First? I look at what I value in a class...an environment that embraces all ideas and thoughts, the goal of the class is to help the student to learn to think not necessarily to learn information, work-ethic and student engagement are the keys to success (the class teaches discipline in thinking - like training for a marathon).
So, my fundamental objective in a classroom is to maximize the process of understanding the granular aspects of life and to be able to apply these aspects to the ordinary aspects of life.
How am I going to evaluate if I achieved this in a classroom?
- Quality of classroom experience (10%)
- diversity of exercises in the class
- Rating of (good, bad, ok) of actual topics and discussions
- Quality of work assignments (10%)
- Freedom in work assignment (did the assignment feel like I would want to do this whether or not a grade was assigned?)

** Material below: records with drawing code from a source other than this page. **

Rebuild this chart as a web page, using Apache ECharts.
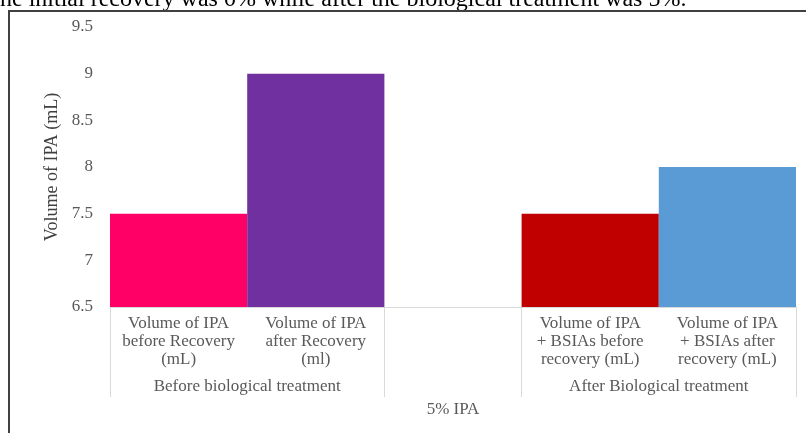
<!DOCTYPE html>
<html>
<head>
<meta charset="utf-8">
<script src="https://cdn.jsdelivr.net/npm/echarts@6/dist/echarts.min.js"></script>
<style>
html, body { margin: 0; padding: 0; background: #fff; }
#chart { width: 806px; height: 433px; }
</style>
</head>
<body>
<div id="chart"></div>
<script>
var serif = '"Liberation Serif", "Times New Roman", serif';

// categories (middle slot is the empty gap between the two groups)
var categories = [
    'Volume of IPA\nbefore Recovery\n(mL)',
    'Volume of IPA\nafter Recovery\n(ml)',
    '',
    'Volume of IPA\n+ BSIAs before\nrecovery (mL)',
    'Volume of IPA\n+ BSIAs after\nrecovery (mL)'
];
var groupLabels = ['', 'Before biological treatment', '', '', 'After Biological treatment', ''];
var volumes = [7.5, 9, '-', 7.5, 8];
var barColors = ['#FF0066', '#7030A0', '#FFFFFF', '#C00000', '#5B9BD5'];
var yTicks = { min: 6.5, max: 9.5, step: 0.5 };

var myChart = echarts.init(document.getElementById('chart'));
var option = {
    animation: false,
    backgroundColor: '#fff',
    graphic: [
        {
            // bottom of the paragraph line above the figure, cut off by the crop
            type: 'text',
            left: 0,
            top: -12,
            style: {
                text: 'he initial recovery was 0% while after the biological treatment was 5%.',
                font: '24px ' + serif,
                fill: '#000'
            }
        },
        {
            type: 'rect',
            shape: { x: 9, y: 11, width: 830, height: 460 },
            style: { fill: '#fff', stroke: '#404040', lineWidth: 2 }
        }
    ],
    grid: {
        left: 110,
        right: 10,
        top: 27,
        bottom: 126
    },
    xAxis: [
        {
            type: 'category',
            data: categories,
            axisLine: { lineStyle: { color: '#d9d9d9', width: 1 } },
            axisTick: { show: false },
            axisLabel: {
                interval: 0,
                margin: 8,
                color: '#595959',
                fontFamily: serif,
                fontSize: 17,
                lineHeight: 18
            }
        },
        {
            type: 'category',
            position: 'bottom',
            boundaryGap: false,
            data: groupLabels,
            axisLine: { show: false },
            axisTick: {
                show: true,
                length: 90,
                interval: function (index) {
                    return index === 0 || index === 2 || index === 3 || index === 5;
                },
                lineStyle: { color: '#d9d9d9', width: 1 }
            },
            axisLabel: {
                interval: 0,
                margin: 71,
                color: '#595959',
                fontFamily: serif,
                fontSize: 17,
                lineHeight: 18
            },
            name: '5% IPA',
            nameLocation: 'middle',
            nameGap: 93,
            nameTextStyle: {
                color: '#595959',
                fontFamily: serif,
                fontSize: 17
            }
        }
    ],
    yAxis: {
        type: 'value',
        min: yTicks.min,
        max: yTicks.max,
        interval: yTicks.step,
        axisLine: { show: false },
        axisTick: { show: false },
        splitLine: { show: false },
        axisLabel: {
            margin: 17,
            color: '#595959',
            fontFamily: serif,
            fontSize: 17
        },
        name: 'Volume of IPA (mL)',
        nameLocation: 'middle',
        nameGap: 48,
        nameTextStyle: {
            color: '#404040',
            fontFamily: serif,
            fontSize: 18
        }
    },
    series: [
        {
            type: 'bar',
            xAxisIndex: 0,
            barWidth: '100%',
            data: volumes.map(function (v, i) {
                return { value: v, itemStyle: { color: barColors[i] } };
            })
        }
    ]
};

myChart.setOption(option);
</script>
</body>
</html>
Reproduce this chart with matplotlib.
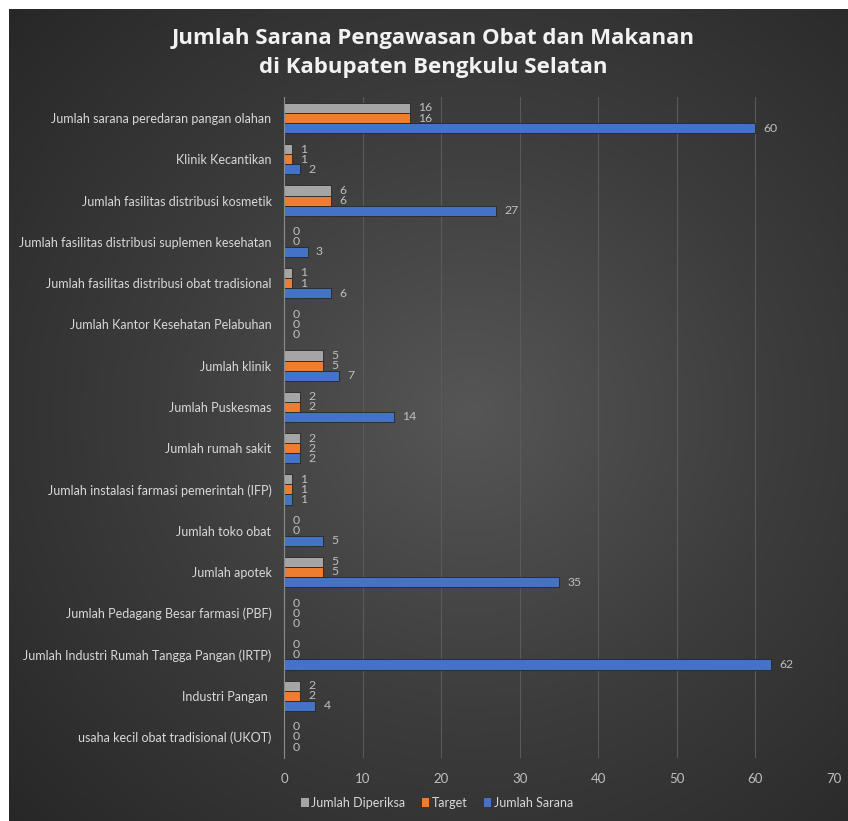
import numpy as np
import matplotlib
matplotlib.use('Agg')
import matplotlib.pyplot as plt
from matplotlib.colors import LinearSegmentedColormap
from matplotlib.patches import Patch

plt.rcParams['font.family'] = ['Lato', 'DejaVu Sans']

# data, top to bottom as in the chart
categories = [
    'Jumlah sarana peredaran pangan olahan',
    'Klinik Kecantikan',
    'Jumlah fasilitas distribusi kosmetik',
    'Jumlah fasilitas distribusi suplemen kesehatan',
    'Jumlah fasilitas distribusi obat tradisional',
    'Jumlah Kantor Kesehatan Pelabuhan',
    'Jumlah klinik',
    'Jumlah Puskesmas',
    'Jumlah rumah sakit',
    'Jumlah instalasi farmasi pemerintah (IFP)',
    'Jumlah toko obat',
    'Jumlah apotek',
    'Jumlah Pedagang Besar farmasi (PBF)',
    'Jumlah Industri Rumah Tangga Pangan (IRTP)',
    'Industri Pangan ',
    'usaha kecil obat tradisional (UKOT)',
]
diperiksa = [16, 1, 6, 0, 1, 0, 5, 2, 2, 1, 0, 5, 0, 0, 2, 0]
target = [16, 1, 6, 0, 1, 0, 5, 2, 2, 1, 0, 5, 0, 0, 2, 0]
sarana = [60, 2, 27, 3, 6, 0, 7, 14, 2, 1, 5, 35, 0, 62, 4, 0]
series_names = ['Jumlah Diperiksa', 'Target', 'Jumlah Sarana']
colors = ['#a5a5a5', '#ed7d31', '#4472c4']

W, H = 848, 821
fig = plt.figure(figsize=(W / 100, H / 100), dpi=100)
fig.patch.set_facecolor('white')

# dark radial background
bg = fig.add_axes([9 / W, 0, 1 - 9 / W, 1 - 9 / H])
yy, xx = np.mgrid[0:1:400j, 0:1:400j]
r = np.sqrt(((xx - 0.55) / 0.75) ** 2 + ((yy - 0.5) / 0.75) ** 2)
cmap = LinearSegmentedColormap.from_list('bg', ['#565656', '#3c3c3c', '#272727'])
bg.imshow(np.clip(r, 0, 1), cmap=cmap, aspect='auto', extent=[0, 1, 0, 1], vmin=0, vmax=1)
bg.axis('off')

ax = fig.add_axes([284 / W, 1 - 757.6 / H, (834 - 284) / W, (757.6 - 97.4) / H])
ax.set_facecolor('none')

y = np.arange(len(categories))
h = 0.245
for vals, off, c in zip([diperiksa, target, sarana], [-h, 0, h], colors):
    bars = ax.barh(y + off, vals, height=h, color=c, edgecolor='#262626', linewidth=0.6, zorder=3)
    ax.bar_label(bars, padding=6, color='#bfbfbf', fontsize=8.8)

ax.set_xlim(0, 70)
ax.set_ylim(len(categories) - 0.5, -0.5)
ax.set_xticks(range(0, 71, 10))
ax.set_yticks(y)
ax.set_yticklabels(categories)
ax.tick_params(axis='x', length=0, pad=11, labelcolor='#bfbfbf', labelsize=9.5)
ax.tick_params(axis='y', length=0, pad=9, labelcolor='#d9d9d9', labelsize=9)
ax.grid(axis='x', color='#5a5a5a', linewidth=0.8, zorder=0)
for s in ['top', 'right', 'bottom']:
    ax.spines[s].set_visible(False)
ax.spines['left'].set_color('#8c8c8c')
ax.spines['left'].set_zorder(4)

fig.text(0.511, 1 - 53 / H, 'Jumlah Sarana Pengawasan Obat dan Makanan\ndi Kabupaten Bengkulu Selatan',
         ha='center', va='center', color='#f2f2f2', fontsize=16, fontweight='bold',
         family=['Open Sans', 'DejaVu Sans'], linespacing=1.45)

handles = [Patch(facecolor=c, edgecolor='none') for c in colors]
leg = fig.legend(handles, series_names, loc='center', bbox_to_anchor=(437 / W, 1 - 803 / H),
                 ncol=3, frameon=False, fontsize=9, handlelength=0.6, handleheight=0.7,
                 handletextpad=0.2, columnspacing=1.3)
for t in leg.get_texts():
    t.set_color('#d9d9d9')

fig.savefig('out.png', dpi=100)
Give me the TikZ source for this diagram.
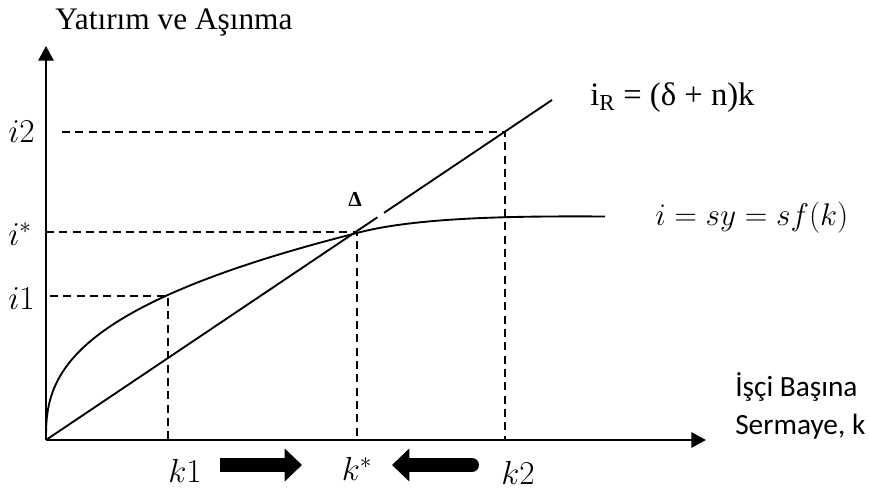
\RequirePackage{fix-cm}
\documentclass[tikz,border=0pt]{standalone}
\usepackage{fontspec}
\setmainfont{Liberation Serif}
\newfontfamily\calibfont{Carlito}
\usetikzlibrary{positioning,arrows.meta,calc}

\begin{document}
\begin{tikzpicture}[x=0.75pt,y=-0.75pt,
  axis/.style={line width=1.5pt,-{Triangle[length=11pt,width=11.5pt]}},
  curve/.style={line width=1.4pt},
  guide/.style={line width=1.4pt,dash pattern=on 6pt off 4pt},
  push/.style={line width=10.5pt,-{Triangle[length=13pt,width=24pt]}},
  lab/.style={inner sep=0pt,font=\fontsize{25}{29}\selectfont}]
\useasboundingbox (0,0) rectangle (869,499);

% axes
\coordinate (O) at (46,440);
\coordinate (ytop) at (46,46);
\coordinate (xend) at (706,440);
\draw[axis] (O) -- (ytop);
\draw[axis] (O) -- (xend);

\node[lab,font=\fontsize{23.5}{27}\selectfont] (ytitle) at (174,22) {Yatırım ve Aşınma};
\node[lab,font=\calibfont\fontsize{22}{29}\selectfont,align=left,anchor=west] (xtitle) at (735,406)
  {İşçi Başına\\Sermaye, k};

% depreciation line (with its small break) and saving curve
\coordinate (Rend) at (552,100);
\draw[curve] (O) -- ($(O)!0.655!(Rend)$);
\draw[curve] ($(O)!0.668!(Rend)$) -- (Rend);
\draw[curve] (O) -- plot[domain=0.01:1,samples=90,variable=\s] ({46+311*\s^3},{440-207*\s^1.14})
  .. controls (417,216.8) and (520,216) .. (605,216.5);

\node[lab,font=\fontsize{24.5}{28}\selectfont,anchor=west] (iR) at (590,98) {i\textsubscript{R} = (δ + n)k};
\node[lab,font=\fontsize{23.5}{27}\selectfont,anchor=west] (isy) at (655,218) {$i = sy = sf(k)$};
\node[lab,font=\bfseries\fontsize{16}{18}\selectfont] (delta) at (355,199) {Δ};

% points on the curves
\coordinate (E1) at (168,296);
\coordinate (Es) at (357,232);
\coordinate (E2) at (505,132);

\node[lab,anchor=east] (i2) at (35,132) {$i2$};
\node[lab,anchor=east] (is) at (32,234) {$i^*$};
\node[lab,anchor=east] (i1) at (35,299) {$i1$};
\node[lab] (k1) at (185,471) {$k1$};
\node[lab] (ks) at (357,469) {$k^*$};
\node[lab] (k2) at (518,473) {$k2$};

\draw[guide] (62,132) -- (E2) -- (505,440);
\draw[guide] (46,232) -- (Es) -- (357,440);
\draw[guide] (50,296) -- (E1) -- (168,440);

% convergence arrows
\coordinate (ra) at (220,465);
\coordinate (rb) at (302,465);
\coordinate (la) at (472,465);
\coordinate (lb) at (392,465);
\draw[push] (ra) -- (rb);
\draw[push,line join=round,line cap=round] (la) -- (lb);
\end{tikzpicture}
\end{document}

- Difficulty of work assignments (20%)
- # of hours spent on the class outside of class
- Disciplined thinking required for the assignment
- Availability of the professor (10%)
- Amount of dialogue in the classroom and one-on-one with the professor
- Long-term value of the course (50%)
- Number of times I reference the class per year
The purpose of the class was to teach the student how to think. Yes, the tools we learned were cool and supported are learning but the learning was really in the doing. For example, our final project looked at the Atlanta Water Crisis and how to help the parties involved make decisions on how to get Atlanta out of the water crisis. We spent 3 hours a day * 5 days a week for 3 weeks not building models separately but researching, discussing, modeling, and listening to eachother just begin to scratch the service of the problem. What we learned is that the model and the numbers are just there to help us understand pieces of the problem and understand how to look at the problem but just as valuable is to be able to have a robust understanding of all the players in a problem, their needs, their logic and how to synthesize it into your own point of view and values that drive decisions.
It was remarkable and life changing. The rest of this blog is dedicated to other points along the way where I was able to go outside of the Emory campus and understand some of the most complex problems in the world.